Showing posts from October, 2019

Winter Mesas

Back in Feb 2018, I decided I needed a sweater dress so I could be warm and cozy in the winter months.  Did I use one of the many other patterns I own that are specifically designed to be sweater dresses?  Of course not!  I went straight to my TNT Seamwork Mesa!

The fabric is a Royal Blue Heather Gray Ethnic Stripe Hacci Sweater Knit that I bought from Girl Charlee way back in December 2016.  I underlined it with a soft and cozy cotton jersey. 

The only modifications other than adding an underlining was that I lengthened the sleeves and added thumbhole cuffs.

At the time, the only tutorials I could find were for the inseam thumbholes, so I spent a little time reverse engineering the thumbhole cuffs on my favorite hoodie.  I had the foresight to take some photos as I was doing it, so I'll try to explain my process.  Just don't mind them having been taken on my cluttered sewing table!

First I cut out wide cuffs.  In the photo below, you can see the two cuff pieces that are folded in half, with the fold at the bottom.  The smaller strip in the photo is what I used for the thumbhole binding.

I then cut out the holes for my thumbs as shown below on the left.  I then took a binding piece, folded it in half lengthwise and matched the raw edges with the opening of the hole and sewed the binding on through all 4 layers of fabric.  Then I folded the binding piece to the wrong side and stitched it down, as shown on the cuff on the right.

Next comes the tricky part.  One end of the cuff is sewn together and can no longer be unfolded - I'll call that the closed end and the other the open end.  Fold the cuff in half to match the short ends.  Hold the closed end and the one layer of the open end that is touching.  Take the other half of the open end and wrap it around the closed end so the right sides are all touching.  It will look like the photo below.  Sew the two ends together like that, through all layers.  Then you will be able to unfold it into a completed cuff, ready to sew onto the sleeve as normal.  I recently discovered this video about how to sew a waistband that basically explains what I did, in case that didn't make sense.

A closeup of the finished cuff.

I love them so much!

So much, in fact, that I made another Mesa with them immediately after!

This one is made from a quilted double knit from Fabric Mart and underlined with a cotton knit I got from a flawed bargain lot from Girl Charlee.

The only difference was I moved the thumbhole a little closer to the edge.  It was a worthy experiment, but I'll be moving it back when I use that cuff again.

I'm looking forward to making another nice, cozy winter Mesas and maybe I'll finally get around to trying out one of those other sweater dress patterns I own.

A pleated Moneta

The Colette Moneta is one of my favorite patterns.  I've made a couple before, but I apparently only blogged about one so far.

I decided instead of gathering the skirt for this Moneta, I would try using pleats.  I put two pleats in the front and two in the back.

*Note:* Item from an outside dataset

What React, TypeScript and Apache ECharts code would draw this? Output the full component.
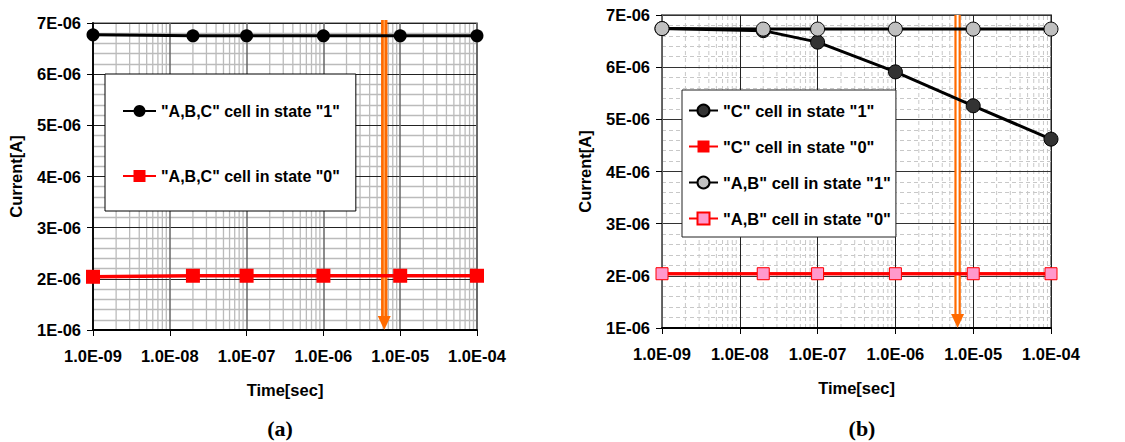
import React, { useEffect, useRef } from "react";
import * as echarts from "echarts";

// ---- data ----
const timePoints = [1e-9, 2e-8, 1e-7, 1e-6, 1e-5, 1e-4];

// (a)
const abcState1 = [6.77e-6, 6.75e-6, 6.75e-6, 6.75e-6, 6.75e-6, 6.75e-6];
const abcState0 = [2.04e-6, 2.06e-6, 2.06e-6, 2.06e-6, 2.06e-6, 2.06e-6];
const arrowTimeA = 6.2e-6;

// (b)
const cState1 = [6.74e-6, 6.7e-6, 6.48e-6, 5.91e-6, 5.26e-6, 4.62e-6];
const cState0 = [2.04e-6, 2.04e-6, 2.04e-6, 2.04e-6, 2.04e-6, 2.04e-6];
const abState1 = [6.74e-6, 6.73e-6, 6.73e-6, 6.73e-6, 6.73e-6, 6.73e-6];
const abState0 = [2.04e-6, 2.04e-6, 2.04e-6, 2.04e-6, 2.04e-6, 2.04e-6];
const arrowTimeB = 6.3e-6;

// axes
const xMin = 1e-9;
const xMax = 1e-4;
const yMin = 1e-6;
const yMax = 7e-6;
const yStep = 1e-6;
const decadeExponents = [-9, -8, -7, -6, -5];
const minorMultipliers = [2, 3, 4, 5, 6, 7, 8, 9];

const namesA = ['"A,B,C" cell in state "1"', '"A,B,C" cell in state "0"'];
const namesB = [
  '"C" cell in state "1"',
  '"C" cell in state "0"',
  '"A,B" cell in state "1"',
  '"A,B" cell in state "0"',
];

const FONT = "Liberation Sans";

const fmtX = (v: number) => {
  const e = Math.round(Math.log10(v));
  return `1.0E-${String(-e).padStart(2, "0")}`;
};
const fmtY = (v: number) => `${Math.round(v * 1e6)}E-06`;

const zip = (ys: number[]) => timePoints.map((t, i) => [t, ys[i]]);

const minorXs: number[] = [];
decadeExponents.forEach((e) =>
  minorMultipliers.forEach((m) => minorXs.push(m * Math.pow(10, e)))
);

const labelStyle = {
  fontFamily: FONT,
  fontWeight: "bold" as const,
  fontSize: 16.5,
  color: "#000",
};

function makeXAxis(gridIndex: number, majorStyle: any) {
  return {
    type: "log",
    gridIndex,
    logBase: 10,
    min: xMin,
    max: xMax,
    z: 1,
    axisLine: { show: true, onZero: false, lineStyle: { color: "#000", width: 1.8 } },
    axisTick: { show: true, length: 6, lineStyle: { color: "#000", width: 1 } },
    axisLabel: { ...labelStyle, formatter: fmtX, margin: 17 },
    splitLine: { show: true, lineStyle: majorStyle },
    minorTick: { show: false },
    minorSplitLine: { show: false },
    name: "Time[sec]",
    nameLocation: "middle",
    nameGap: 51,
    nameTextStyle: { ...labelStyle },
  };
}

function makeYAxis(gridIndex: number, axisColor: string, majorStyle: any, minorStyle: any) {
  return {
    type: "value",
    gridIndex,
    min: yMin,
    max: yMax,
    interval: yStep,
    z: 1,
    axisLine: { show: true, onZero: false, lineStyle: { color: axisColor, width: 1.8 } },
    axisTick: { show: true, length: 6, lineStyle: { color: "#000", width: 1 } },
    axisLabel: { ...labelStyle, formatter: fmtY, margin: 12 },
    splitLine: { show: true, lineStyle: majorStyle },
    minorTick: { show: false, splitNumber: 5 },
    minorSplitLine: { show: true, lineStyle: minorStyle },
    name: "Current[A]",
    nameLocation: "middle",
    nameGap: 69,
    nameTextStyle: { ...labelStyle },
  };
}

function minorGridSeries(idx: number, style: any) {
  return {
    type: "custom",
    xAxisIndex: idx,
    yAxisIndex: idx,
    z: 0,
    silent: true,
    data: minorXs.map((x) => [x, yMin]),
    encode: { x: 0, y: 1 },
    renderItem: (_p: any, api: any) => {
      const x = api.value(0);
      const p1 = api.coord([x, yMin]);
      const p2 = api.coord([x, yMax]);
      return {
        type: "line",
        shape: { x1: p1[0], y1: p1[1], x2: p2[0], y2: p2[1] },
        style,
      };
    },
  };
}

function arrowSeries(idx: number, t: number, inner: string, innerWidth: number, extraTop: number) {
  return {
    type: "custom",
    xAxisIndex: idx,
    yAxisIndex: idx,
    z: 3,
    silent: true,
    data: [[t, yMax]],
    encode: { x: 0, y: 1 },
    renderItem: (_p: any, api: any) => {
      const x = api.value(0);
      const top = api.coord([x, yMax]);
      const bot = api.coord([x, yMin]);
      const cx = top[0];
      const ty = top[1] - extraTop;
      const by = bot[1];
      const headH = 14;
      const headW = 13;
      return {
        type: "group",
        children: [
          {
            type: "rect",
            shape: { x: cx - 3.2, y: ty, width: 6.4, height: by - headH - ty + 1 },
            style: { fill: "#ff6a00" },
          },
          {
            type: "line",
            shape: { x1: cx, y1: ty, x2: cx, y2: by - headH },
            style: { stroke: inner, lineWidth: innerWidth },
          },
          {
            type: "polygon",
            shape: {
              points: [
                [cx - headW / 2, by - headH],
                [cx + headW / 2, by - headH],
                [cx, by],
              ],
            },
            style: { fill: "#ff6a00" },
          },
        ],
      };
    },
  };
}

export default function App() {
  const ref = useRef<HTMLDivElement>(null);

  useEffect(() => {
    if (!ref.current) return;
    const chart = echarts.init(ref.current, undefined, { renderer: "svg" });

    const option: any = {
      animation: false,
      backgroundColor: "#fff",
      grid: [
        {
          left: 93,
          top: 23,
          width: 384,
          height: 307,
          show: true,
          borderColor: "#808080",
          borderWidth: 1.5,
          backgroundColor: "transparent",
        },
        {
          left: 662,
          top: 15,
          width: 389,
          height: 313,
          show: true,
          borderColor: "#808080",
          borderWidth: 1.8,
          backgroundColor: "transparent",
        },
      ],
      xAxis: [
        makeXAxis(0, { color: "#666", width: 1.5 }),
        makeXAxis(1, { color: "#222", width: 1 }),
      ],
      yAxis: [
        makeYAxis(0, "#000", { color: "#222", width: 1 }, { color: "#bbbbbb", width: 1.3 }),
        makeYAxis(1, "#666", { color: "#333", width: 1 }, { color: "#c8c8c8", width: 1, type: [4, 3] }),
      ],
      legend: [
        {
          data: namesA,
          left: 105,
          top: 74,
          orient: "vertical",
          padding: [29, 16, 27, 17],
          itemGap: 49,
          itemWidth: 33,
          itemHeight: 15,
          backgroundColor: "#fff",
          borderColor: "#000",
          borderWidth: 1,
          textStyle: { ...labelStyle, fontSize: 16 },
          selectedMode: false,
        },
        {
          data: namesB,
          left: 682,
          top: 90,
          orient: "vertical",
          padding: [12, 5, 10, 6],
          itemGap: 19,
          itemWidth: 29,
          itemHeight: 15,
          backgroundColor: "#fff",
          borderColor: "#222",
          borderWidth: 1,
          textStyle: { ...labelStyle, fontSize: 16.5 },
          selectedMode: false,
        },
      ],
      graphic: [
        {
          type: "text",
          x: 280,
          y: 428,
          style: {
            text: "(a)",
            font: 'bold 22px "Liberation Serif"',
            fill: "#000",
            textAlign: "center",
            textVerticalAlign: "middle",
          },
        },
        {
          type: "text",
          x: 862,
          y: 428,
          style: {
            text: "(b)",
            font: 'bold 22px "Liberation Serif"',
            fill: "#000",
            textAlign: "center",
            textVerticalAlign: "middle",
          },
        },
      ],
      series: [
        minorGridSeries(0, { stroke: "#bbbbbb", lineWidth: 1.3 }),
        minorGridSeries(1, { stroke: "#c8c8c8", lineWidth: 1, lineDash: [4, 3] }),
        {
          name: namesA[0],
          type: "line",
          xAxisIndex: 0,
          yAxisIndex: 0,
          data: zip(abcState1),
          symbol: "circle",
          symbolSize: 13,
          lineStyle: { color: "#000", width: 3 },
          itemStyle: { color: "#000" },
        },
        {
          name: namesA[1],
          type: "line",
          xAxisIndex: 0,
          yAxisIndex: 0,
          data: zip(abcState0),
          symbol: "rect",
          symbolSize: 14,
          lineStyle: { color: "#ff0000", width: 3.5 },
          itemStyle: { color: "#ff0000" },
        },
        {
          name: namesB[0],
          type: "line",
          xAxisIndex: 1,
          yAxisIndex: 1,
          data: zip(cState1),
          symbol: "circle",
          symbolSize: 14,
          lineStyle: { color: "#000", width: 3 },
          itemStyle: { color: "#333", borderColor: "#000", borderWidth: 1 },
        },
        {
          name: namesB[1],
          type: "line",
          xAxisIndex: 1,
          yAxisIndex: 1,
          data: zip(cState0),
          symbol: "rect",
          symbolSize: 12,
          lineStyle: { color: "#ff0000", width: 3 },
          itemStyle: { color: "#ff0000" },
        },
        {
          name: namesB[2],
          type: "line",
          xAxisIndex: 1,
          yAxisIndex: 1,
          data: zip(abState1),
          symbol: "circle",
          symbolSize: 14,
          lineStyle: { color: "#000", width: 3 },
          itemStyle: { color: "#c0c0c0", borderColor: "#000", borderWidth: 1 },
        },
        {
          name: namesB[3],
          type: "line",
          xAxisIndex: 1,
          yAxisIndex: 1,
          data: zip(abState0),
          symbol: "rect",
          symbolSize: 12,
          lineStyle: { color: "#ff0000", width: 3 },
          itemStyle: { color: "#ff99cc", borderColor: "#ff0000", borderWidth: 1 },
        },
        arrowSeries(0, arrowTimeA, "#ffa050", 1.5, 3),
        arrowSeries(1, arrowTimeB, "#ffffff", 2, 0),
      ],
    };

    chart.setOption(option);
    return () => chart.dispose();
  }, []);

  return (
    <div
      ref={ref}
      style={{ position: "fixed", left: 0, top: 0, width: 1125, height: 442 }}
    />
  );
}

The busy print of this fabric makes it hard to see the pleats.  But I like the subtle difference it makes from the other Monetas I've made.

I also lined the bodice with self fabric.  I like lining the Moneta bodice because it makes for a clean neckline and I don't have to worry as much about what color bra I'm wearing.

I will likely end up doing this variation again, just so I don't end up having too many dresses that are exactly the same.

Seamwork Kenedy

When the Seamwork Kenedy came out, I thought the dress was cute, but I'm not always comfortable with having my upper arms so exposed, so I passed.  Then, a couple weeks later, Seamwork put out the bonus flutter sleeve, so the pattern made it to my ToSew list.  Last year, when I was making a few things to take to Hawaii, it finally made it to my sewing table.

My first version was out of a chevron challis that I got from Fashion Fabrics Club and the only change I made was that I added 4" to the length. 

But it was evident from the pulling I get in the bust, especially seen from the view of the back, that I did actually need a full bust adjustment (FBA.)  I really don't know why I ever think I can get away without one in a woven dress!

So, I did a 2" FBA for the next version.

For this version, I also used a challis, with some floral images that make me think of postcards.  I don't remember where this one came from.

For this version, I added a couple beads I had lying around to the ties.  I like that little detail, but I quickly realized that it means it's not the best choice of dress to dance in.  

The fit is much better now and will likely make this pattern again in the future.  It's a loose silhouette that I don't normally like to wear, but it's great for those hot days, which we've been getting more and more of up here during our Seattle summers.

I wore both dresses on my vacation, but I only seem to have a photo of me wearing the first one.  And with a cute island boy at a luau, no less!